I have not looked at the terms and conditions or the dates for this offering
So that is just generic overview as I undertand it

*I would ring broker and see about selling them
The bids at .02 are being FILLED*

*RING IMMEDIATELY NOW
* 

The above in this instance could be incorrect




Motorway


----------



## skyQuake (18 February 2010)

Looks like you made  a bit of a profit if you sell at 2c. 

NFK rights issue, you bought the 'Rights' which give u the right not obligation to purchase NFK shares at 72c (thus 65000 * $0.72 = $46,800 if you take up all your rights) Its pretty much an option.

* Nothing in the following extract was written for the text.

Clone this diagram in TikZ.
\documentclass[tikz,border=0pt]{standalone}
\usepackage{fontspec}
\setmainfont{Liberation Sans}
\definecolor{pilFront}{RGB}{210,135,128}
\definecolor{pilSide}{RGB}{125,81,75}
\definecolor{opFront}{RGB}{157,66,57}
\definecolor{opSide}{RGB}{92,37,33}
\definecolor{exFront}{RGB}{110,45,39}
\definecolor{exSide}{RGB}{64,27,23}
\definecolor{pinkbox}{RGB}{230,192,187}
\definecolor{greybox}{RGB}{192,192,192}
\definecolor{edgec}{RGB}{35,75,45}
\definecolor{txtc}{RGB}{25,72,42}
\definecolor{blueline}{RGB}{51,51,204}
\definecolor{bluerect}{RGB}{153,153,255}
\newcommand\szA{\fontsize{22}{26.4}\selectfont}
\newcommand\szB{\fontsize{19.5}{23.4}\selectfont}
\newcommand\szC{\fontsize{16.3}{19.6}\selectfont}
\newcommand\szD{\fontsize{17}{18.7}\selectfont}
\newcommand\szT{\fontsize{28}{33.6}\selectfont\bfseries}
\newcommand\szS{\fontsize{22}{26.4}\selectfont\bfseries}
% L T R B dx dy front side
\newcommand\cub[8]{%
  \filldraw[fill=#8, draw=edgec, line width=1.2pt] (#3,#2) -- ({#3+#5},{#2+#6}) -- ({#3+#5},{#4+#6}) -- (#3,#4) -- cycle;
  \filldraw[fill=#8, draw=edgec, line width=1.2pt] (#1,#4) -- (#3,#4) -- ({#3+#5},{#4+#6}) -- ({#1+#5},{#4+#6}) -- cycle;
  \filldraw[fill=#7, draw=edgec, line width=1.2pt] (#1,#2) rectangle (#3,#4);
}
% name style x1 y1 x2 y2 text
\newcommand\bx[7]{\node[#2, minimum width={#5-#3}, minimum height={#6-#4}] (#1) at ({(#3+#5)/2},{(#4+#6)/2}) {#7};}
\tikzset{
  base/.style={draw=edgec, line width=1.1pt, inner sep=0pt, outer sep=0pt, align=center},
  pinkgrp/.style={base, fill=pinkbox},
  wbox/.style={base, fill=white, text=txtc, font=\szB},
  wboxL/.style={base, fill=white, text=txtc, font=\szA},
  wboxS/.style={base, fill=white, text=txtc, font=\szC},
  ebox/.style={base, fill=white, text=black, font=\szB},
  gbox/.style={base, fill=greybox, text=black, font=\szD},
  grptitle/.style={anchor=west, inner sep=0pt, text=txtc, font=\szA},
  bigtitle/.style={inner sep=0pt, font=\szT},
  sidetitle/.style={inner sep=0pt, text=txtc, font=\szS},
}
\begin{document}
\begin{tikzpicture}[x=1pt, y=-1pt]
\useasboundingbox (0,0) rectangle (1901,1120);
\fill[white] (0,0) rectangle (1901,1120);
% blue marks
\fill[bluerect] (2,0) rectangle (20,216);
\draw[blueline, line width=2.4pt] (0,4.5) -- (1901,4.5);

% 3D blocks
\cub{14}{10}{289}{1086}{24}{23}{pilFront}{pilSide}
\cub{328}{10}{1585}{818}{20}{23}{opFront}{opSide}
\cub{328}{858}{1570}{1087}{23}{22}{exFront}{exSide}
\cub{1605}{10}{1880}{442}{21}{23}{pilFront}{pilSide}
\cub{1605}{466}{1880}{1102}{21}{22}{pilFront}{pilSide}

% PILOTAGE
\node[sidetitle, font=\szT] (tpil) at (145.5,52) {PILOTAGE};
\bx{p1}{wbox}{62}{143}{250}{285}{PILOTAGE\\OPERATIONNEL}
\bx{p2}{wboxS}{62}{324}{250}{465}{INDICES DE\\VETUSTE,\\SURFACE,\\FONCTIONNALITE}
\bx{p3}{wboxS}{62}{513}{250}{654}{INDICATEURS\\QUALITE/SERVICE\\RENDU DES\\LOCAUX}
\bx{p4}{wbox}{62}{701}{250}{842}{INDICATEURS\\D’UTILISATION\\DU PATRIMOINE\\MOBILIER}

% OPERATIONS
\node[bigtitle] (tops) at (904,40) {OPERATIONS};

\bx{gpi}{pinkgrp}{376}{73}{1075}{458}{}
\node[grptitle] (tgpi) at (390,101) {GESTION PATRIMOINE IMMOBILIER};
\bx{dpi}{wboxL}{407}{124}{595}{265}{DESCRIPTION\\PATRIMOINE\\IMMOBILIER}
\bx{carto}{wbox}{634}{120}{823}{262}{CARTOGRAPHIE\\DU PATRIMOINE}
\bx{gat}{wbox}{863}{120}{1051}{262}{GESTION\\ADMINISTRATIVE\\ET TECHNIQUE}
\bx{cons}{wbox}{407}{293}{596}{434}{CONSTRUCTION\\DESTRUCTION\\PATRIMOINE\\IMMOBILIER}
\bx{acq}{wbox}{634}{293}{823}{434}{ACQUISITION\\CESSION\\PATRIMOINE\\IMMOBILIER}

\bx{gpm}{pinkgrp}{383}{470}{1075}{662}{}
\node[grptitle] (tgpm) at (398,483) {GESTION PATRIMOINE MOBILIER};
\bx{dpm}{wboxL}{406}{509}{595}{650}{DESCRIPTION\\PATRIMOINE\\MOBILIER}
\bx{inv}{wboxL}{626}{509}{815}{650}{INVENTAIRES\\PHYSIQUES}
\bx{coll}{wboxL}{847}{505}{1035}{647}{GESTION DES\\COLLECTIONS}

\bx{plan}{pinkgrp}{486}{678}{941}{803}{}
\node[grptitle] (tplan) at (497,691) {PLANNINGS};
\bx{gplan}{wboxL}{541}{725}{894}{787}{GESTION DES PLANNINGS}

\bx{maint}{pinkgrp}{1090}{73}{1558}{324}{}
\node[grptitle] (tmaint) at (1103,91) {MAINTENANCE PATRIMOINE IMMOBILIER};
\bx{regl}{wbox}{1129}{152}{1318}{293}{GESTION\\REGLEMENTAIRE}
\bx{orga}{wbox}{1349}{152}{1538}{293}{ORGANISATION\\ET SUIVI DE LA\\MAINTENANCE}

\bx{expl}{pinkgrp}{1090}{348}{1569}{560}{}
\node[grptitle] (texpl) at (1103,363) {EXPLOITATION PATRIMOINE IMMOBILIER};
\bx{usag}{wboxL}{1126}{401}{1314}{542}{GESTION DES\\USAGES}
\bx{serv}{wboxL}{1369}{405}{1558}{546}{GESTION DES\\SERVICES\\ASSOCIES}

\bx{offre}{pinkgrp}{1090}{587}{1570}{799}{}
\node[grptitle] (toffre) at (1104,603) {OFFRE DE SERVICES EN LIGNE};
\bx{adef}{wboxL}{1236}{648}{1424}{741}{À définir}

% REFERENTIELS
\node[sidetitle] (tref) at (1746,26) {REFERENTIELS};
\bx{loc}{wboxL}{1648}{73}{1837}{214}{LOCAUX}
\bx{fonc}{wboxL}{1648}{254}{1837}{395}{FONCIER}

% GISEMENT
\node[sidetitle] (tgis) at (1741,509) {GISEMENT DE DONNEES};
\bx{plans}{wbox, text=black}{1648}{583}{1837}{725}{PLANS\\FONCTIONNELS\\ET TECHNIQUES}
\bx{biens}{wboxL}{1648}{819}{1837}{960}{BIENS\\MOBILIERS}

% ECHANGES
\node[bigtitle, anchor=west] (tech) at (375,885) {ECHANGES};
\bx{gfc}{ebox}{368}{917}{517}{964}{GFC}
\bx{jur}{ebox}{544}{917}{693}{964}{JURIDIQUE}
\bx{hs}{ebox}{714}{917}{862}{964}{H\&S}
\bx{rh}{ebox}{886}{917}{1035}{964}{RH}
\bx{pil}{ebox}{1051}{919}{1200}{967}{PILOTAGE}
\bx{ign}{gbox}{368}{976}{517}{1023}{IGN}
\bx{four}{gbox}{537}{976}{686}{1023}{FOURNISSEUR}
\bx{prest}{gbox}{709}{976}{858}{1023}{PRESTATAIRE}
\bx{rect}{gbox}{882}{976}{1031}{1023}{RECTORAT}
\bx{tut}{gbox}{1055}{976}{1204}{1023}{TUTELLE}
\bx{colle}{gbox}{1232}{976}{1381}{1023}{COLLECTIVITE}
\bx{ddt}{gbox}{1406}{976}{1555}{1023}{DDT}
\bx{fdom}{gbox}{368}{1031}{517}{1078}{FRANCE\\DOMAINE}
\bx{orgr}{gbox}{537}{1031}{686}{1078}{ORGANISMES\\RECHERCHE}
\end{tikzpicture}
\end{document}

Just dump the rights on market. At worst it'll expire worthless; and you lose your original investment. 
Hopefully you will have learned not to buy the cheastest thing you can lay your hands on (See BCS)


----------



## adam010289 (18 February 2010)

Thanks alot for all the replies so fast. 

I just got off the phone with the bank and they explained the rights to me. I obviously decided not to exercise those rights and they stated they will reverse it for me.

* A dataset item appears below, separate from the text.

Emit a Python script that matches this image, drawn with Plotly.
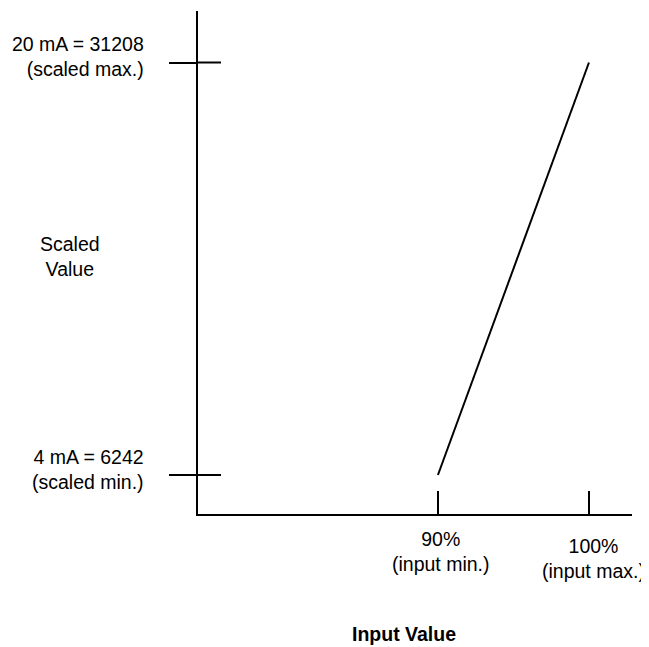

Once again, thanks. I'm sorry I had to meet you all on bad circumstances.

I have learnt three things today:
 - You guys know alot
 - Don't touch anything with more than 3 letters
 - Ring the broker if in doubt


----------



## Julia (18 February 2010)

adam010289 said:


> I have learnt three things today:
> - You guys know alot
> - Don't touch anything with more than 3 letters
> - Ring the broker if in doubt




Adam, your lesson learned to 'not touch anything with more than 3 letters' reminded me of one of the most fascinating (though not for the investors) sagas in recent years where investors did just that, buying at, I think, .001cent.

Here is the thread:
https://www.aussiestockforums.com/forums/showthread.php?t=13547&highlight=Brisconnections

It would make quite a movie!

I'm glad your lesson in this instance has been pretty painless.


----------



## skyQuake (18 February 2010)

adam010289 said:


> I obviously decided not to exercise those rights and they stated they will reverse it for me.




So commsec is reversing your transaction? (and brokerage!)

Or did you manage to sell out. 

Just curious as to never hearing about commsec reversing trades.


----------



## swm79 (18 February 2010)

they'd be keen to reverse it, then sell on market and take his profit AND two charges of brokerage


----------



## Trembling Hand (18 February 2010)

skyQuake said:


> Just curious as to never hearing about commsec reversing trades.




Unless they can profit from it 

But yeah surely you mean close rather than reverse?


----------



## vincent191 (18 February 2010)

I don't think Adam is too concerned about Commsec making double brokerage or making a profit re-selling those options. His is relieved just to get the monkey off his back. 

I wonder how many others are in the same situation, buying those options without reading the prospectus.


----------



## gooner (18 February 2010)

These are still trading until tomorrow with money not due until Friday next week. Once you buy the rights you can trade them, exercise them or let them lapse.

Can only assume you exercised the rights, perhaps by hitting the apply button on Comsec?  

Otherwise, Comsec had no right to take the application money off you. Mind you, that is one way for Comsec to avoid being stuck with the stock as underwriter..........


----------



## adobee (18 February 2010)

at least there is buyers around for this one.. maybe even at a profit of $400

how or why did you decide to purchase this ?


----------



## adam010289 (18 February 2010)

Thought I would update all of you. The application money has been reversed and I have sold the lot.

I did make a profit in the end but the fast few hours have been very stressfull. I learnt so much today and appreciate all the advice. It took an extra call to CommSec as they weren't showing up in my portfolio but it worked out.

Hopefully this thread will give someone else help one day.


----------